Commentary on Chapter 44: Communist Sympathizers
It is apparent that the Mintons are intelligent and do not like the Ugly American syndrome, exemplified by the Lowes, who ignorantly tramp all over the globe full of their own assumed virtues.
Summary of Chapter 45: Why Americans are Hated
Minton explains why he is thought a pessimist. It is treason to imply that Americans are not loved wherever they go, but the Mintons have seen that Americans are hated in many places for their arrogance. Minton was fired during the McCarthy era.
Commentary on Chapter 45: Why Americans are Hated
The Lowes typify the sort of Americans who believe they are God’s chosen people and that there is something wrong with others if they don’t love and embrace them and their capitalist values, especially the workers. Joseph McCarthy was a U.S. Senator who conducted a communist scare campaign in the 1950s. Many people, like Minton, were fired for unsubstantiated communist connections.
Summary of Chapter 46: The Bokononist Method for Handling Caesar
Jonah asks Minton about Frank Hoenikker’s legal status with the United Sates. Minton says Frank is no longer a U.S. citizen because he is serving in the armed forces of a foreign state. Minton shows Jonah the only book ever written about San Lorenzo, by Phillip Castle, the hotel owner. It is here that Jonah learns about Bokonon.
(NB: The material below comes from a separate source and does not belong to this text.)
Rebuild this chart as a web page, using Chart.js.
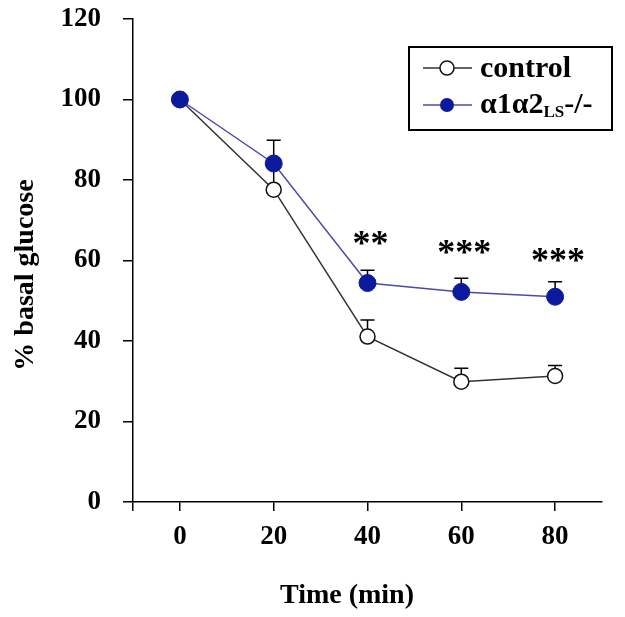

Commentary on Chapter 46: The Bokononist Method for Handling Caesar
Jonah’s eye rests on a saying of Bokonon’s: “Pay no attention to Caesar” (p. 101). It is a play on Christ’s teaching to render unto Caesar that which belongs to Caesar and unto God that which belongs to God. Christ meant that one should be a good citizen and follow the government’s law, but not to forget one’s primary duty to God. He was trying to avoid being a political rebel by separating religious duty and civic duty. Bokonon comes right out and says that Caesar, or the government, should be ignored because it doesn’t know what it is doing. This was a popular idea with the sixties’ war protestors who adored this book.
Summary of Chapter 47: Dynamic Tension
Jonah is reading the book and does not notice when the plane touches down in San Juan, Puerto Rico, that a midget and tall woman come aboard. He is reading about Bokonon’s theory of Dynamic Tension between good and evil, the principle needed to keep a society in balance.
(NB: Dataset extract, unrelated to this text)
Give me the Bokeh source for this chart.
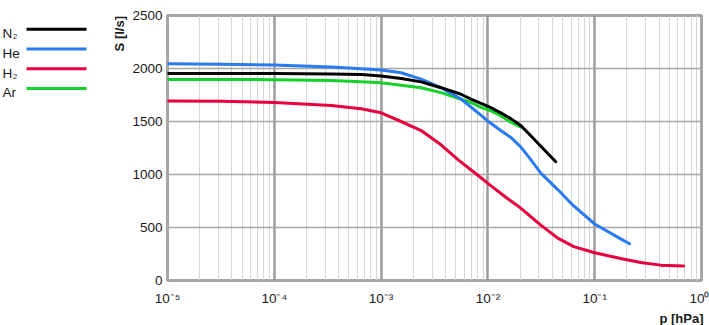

Commentary on Chapter 47: Dynamic Tension
This principle explains how to use the made-up tension between good and evil to control the people. Someone has to play bad cop and someone has to play good cop. The next chapters explain how Bokonon set up the tension in the country to keep the equilibrium, with himself as the good outlaw and the dictator as the bad person in power.
Summary of Chapter 48: Just Like Saint Augustine
Jonah reads the life story of Bokonon, a Negro called Lionel Boyd Johnson, who was an Episcopalian from a wealthy family on British Tobago. As a young man, Lionel was a party boy. He changed, like St. Augustine.
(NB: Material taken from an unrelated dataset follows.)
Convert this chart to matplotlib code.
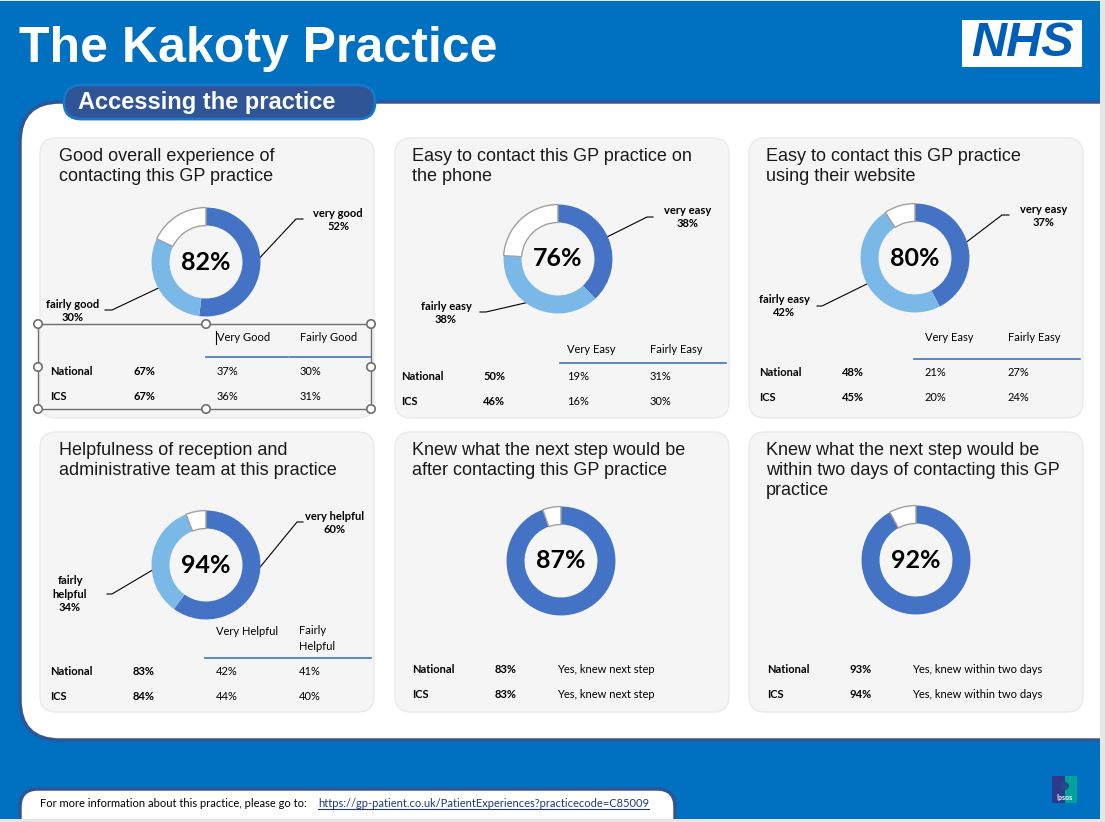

Commentary on Chapter 48: Just Like Saint Augustine
St. Augustine, a Catholic saint, led a pagan life until converted to Christianity. The next few chapters detail Johnson’s life and why he became a religious prophet on San Lorenzo.
Summary of Chapter 49: A Fish Pitched Up By an Angry Sea
Johnson went to the London School of Economics and Political Science and then fought in World War I. He was captured by Germans, escaped and went to Newport, Rhode Island where he was a gardener and met a rich young man who hired Johnson as first mate on his yacht. The boat sank and only Johnson survived. He went to India and became a follower of Gandhi. Eventually he meets a Marine deserter, Earl McCabe. They end up together in San Lorenzo, shipwrecked, but the prophecy is that Johnson’s lifeboat, painted gold, will sail again when the end of the world is near.
Commentary on Chapter 49: A Fish Pitched Up By an Angry Sea
This ridiculous history of being captured multiple times by various armies parallels the later history of Nestor Aamons who was forced to work for various competing governments. There is a comic interplay of mundane and cosmic references that make up Johnson’s history. Vonnegut again parodies Melville’s epic by throwing in a prophecy of doom, as there was for Captain Ahab’s death. John son has seen a lot, read a lot, and been through a lot. He even participated in Gandhi’s non-violent revolution in India. He evolves his own philosophy and religion in San Lorenzo.
Summary of Chapter 50: A Nice Midget
Hazel Lowe interrupts Jonah’s reading by announcing she has just met two more Hoosiers on the plane, a Mrs. Conners and her brother, Newt Hoenikker.
Commentary on Chapter 50: A Nice Midget
The plot thickens as Jonah’s karass assembles on San Lorenzo for their final event together.